Crennel also said CB Daylon McCutcheon (ankle) will not practice today, but anticipates he’ll play.

Crennel said Mike Pucillo will start if Coleman can’t go.

“Pucillo did a decent job stepping in last week,” he said. “He played his butt off.”

Crennel said RB Lee Suggs will practice this week.

“Lee will try to practice this week and we’ll see if he can hang onto the ball with his thumb.”


Browns Host HS Coaches:
The Browns invited the four coaches of the participants of this Saturday’s Division I Regional Semifinals that will be held at Cleveland Browns Stadium.

“It’s a big weekend for high school football and we’re glad to be a part of it,” Crennel said as he introduced the coaches.

St.

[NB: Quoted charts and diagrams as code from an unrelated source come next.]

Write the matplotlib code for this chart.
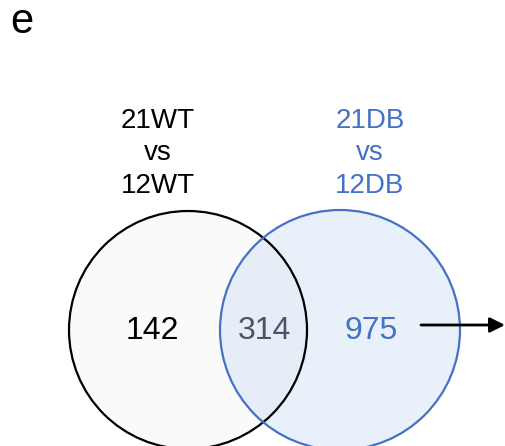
import matplotlib.pyplot as plt
from matplotlib.patches import Circle

# overlap counts
only_wt = 142
shared = 314
only_db = 975

set_labels = [['21WT', 'vs', '12WT'], ['21DB', 'vs', '12DB']]
blue = '#4472C4'

plt.rcParams['font.family'] = ['Liberation Sans', 'DejaVu Sans']

fig = plt.figure(figsize=(5.05, 4.46), dpi=100)
ax = fig.add_axes([0, 0, 1, 1])
ax.set_xlim(0, 505)
ax.set_ylim(446, 0)
ax.set_aspect('equal')
ax.axis('off')

# left set (WT)
ax.add_patch(Circle((188, 330), 119, facecolor='#FAFAFA', edgecolor='none', zorder=1))
# right set (DB), translucent so the overlap darkens
ax.add_patch(Circle((340, 330), 120, facecolor='#D6E4F5', edgecolor='none', alpha=0.55, zorder=2))
ax.add_patch(Circle((188, 330), 119, facecolor='none', edgecolor='black', lw=1.6, zorder=3))
ax.add_patch(Circle((340, 330), 120, facecolor='none', edgecolor=blue, lw=1.6, zorder=3))

ax.text(152, 339, str(only_wt), fontsize=23, color='black', ha='center', va='baseline', zorder=4)
ax.text(264, 339, str(shared), fontsize=23, color='#4A5568', ha='center', va='baseline', zorder=4)
ax.text(371, 339, str(only_db), fontsize=23, color=blue, ha='center', va='baseline', zorder=4)

# set titles, one line at a time
for cx, lines, col in [(158, set_labels[0], 'black'), (370, set_labels[1], blue)]:
    for base, s in zip([128, 160, 193], lines):
        ax.text(cx, base, s, fontsize=20, color=col, ha='center', va='baseline')

# panel letter
ax.text(10, 22, 'e', fontsize=30, color='black', ha='left', va='center')

# arrow leading off to the right
ax.annotate('', xy=(505, 325), xytext=(421, 325),
            arrowprops=dict(arrowstyle='-|>,head_length=0.9,head_width=0.45',
                            color='black', lw=2, shrinkA=0, shrinkB=0), zorder=5)

fig.savefig('out.png', dpi=100)
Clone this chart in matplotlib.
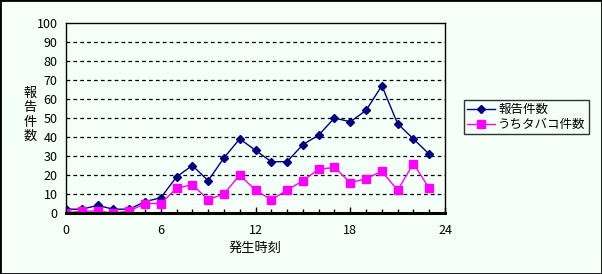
import numpy as np
import matplotlib
matplotlib.use('Agg')
from matplotlib import pyplot as plt
from matplotlib.patches import Rectangle

plt.rcParams['font.family'] = ['Noto Sans CJK JP', 'DejaVu Sans']

hours = list(range(24))
reports = [2, 2, 4, 2, 2, 6, 8, 19, 25, 17, 29, 39, 33, 27, 27, 36, 41, 50, 48, 54, 67, 47, 39, 31]
tobacco = [0, 1, 1, 0, 1, 5, 5, 13, 15, 7, 10, 20, 12, 7, 12, 17, 23, 24, 16, 18, 22, 12, 26, 13]
xticks = [0, 6, 12, 18, 24]
yticks = list(range(0, 101, 10))

bg = '#f4fff8'
fig = plt.figure(figsize=(6.02, 2.74), dpi=100, facecolor=bg)
ax = fig.add_axes([66 / 602, 61 / 274, 379 / 602, 190 / 274], facecolor=bg)

ax.plot(hours, reports, color='#000080', lw=1, marker='D', ms=4.5, label='報告件数')
ax.plot(hours, tobacco, color='#ff00ff', lw=1, marker='s', ms=5.5, label='うちタバコ件数')

ax.set_xlim(0, 24)
ax.set_ylim(0, 100)
ax.set_xticks(xticks)
ax.set_xticks(hours, minor=True)
ax.set_yticks(yticks)
for y in yticks[1:-1]:
    ax.axhline(y, color='black', lw=0.9, ls=(0, (3, 2.5)), zorder=0)

for s in ax.spines.values():
    s.set_color('black')
    s.set_linewidth(1)
ax.spines['bottom'].set_linewidth(2.2)
ax.tick_params(axis='x', which='major', direction='in', length=4, width=1, pad=8, labelsize=9)
ax.tick_params(axis='x', which='minor', direction='in', length=3, width=1)
ax.tick_params(axis='y', length=0, pad=6, labelsize=9)

fig.text(30 / 602, 1 - 115 / 274, '報\n告\n件\n数', ha='center', va='center', fontsize=9.5, linespacing=1.15)
fig.text(255 / 602, 1 - 248 / 274, '発生時刻', ha='center', va='center', fontsize=9.5)

leg = fig.legend(loc='upper left', bbox_to_anchor=(464 / 602, 1 - 100 / 274), fontsize=9,
                 frameon=True, fancybox=False, edgecolor='black', facecolor=bg,
                 handlelength=2.2, borderpad=0.25, labelspacing=0.15, handletextpad=0.3,
                 borderaxespad=0)
leg.get_frame().set_linewidth(1)

fig.patches.append(Rectangle((0, 0), 1, 1, transform=fig.transFigure, fill=False,
                             edgecolor='black', lw=2))

fig.savefig('out.png', dpi=100, facecolor=bg)
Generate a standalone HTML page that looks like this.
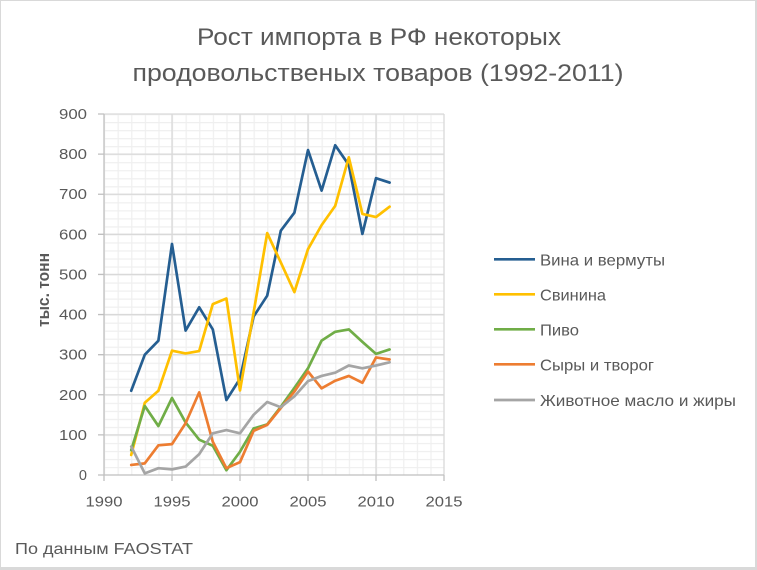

Edward will play Brush at 1 p.m. and followed by a 5 p.m. kickoff with Glenville taking on Solon.

“It’s going to be exciting to play in the playoffs,” Brush coach Jason Hall said.

It’s the first time in school history that Brush has made it to the playoffs.

St. Edwards coach John Gibbons has been on the field before, albeit the old stadium.

“I had a chance to play in the old stadium,” Gibbons said. “I was a season ticket holder and remember running around on the field when the Browns beat the Colts, 27-0 in 1964.”

Glenville is one of the top teams, not only in Ohio, but in the nation.

“For the kids, I think it will be huge,” Ted Ginn, Sr. said. “We’re thankful the city and the community is behind our kids.”

“We have a ton of Browns fans in our locker room,” Solon coach Jim McQuaide said. “To have a chance to play a nationally ranked team like Glenville on their field, will really be fun.”

Tickets are available at each school until Friday for $10 (adults) and $6 (students). On game day, tickets will be $12 at Cleveland Browns Stadium.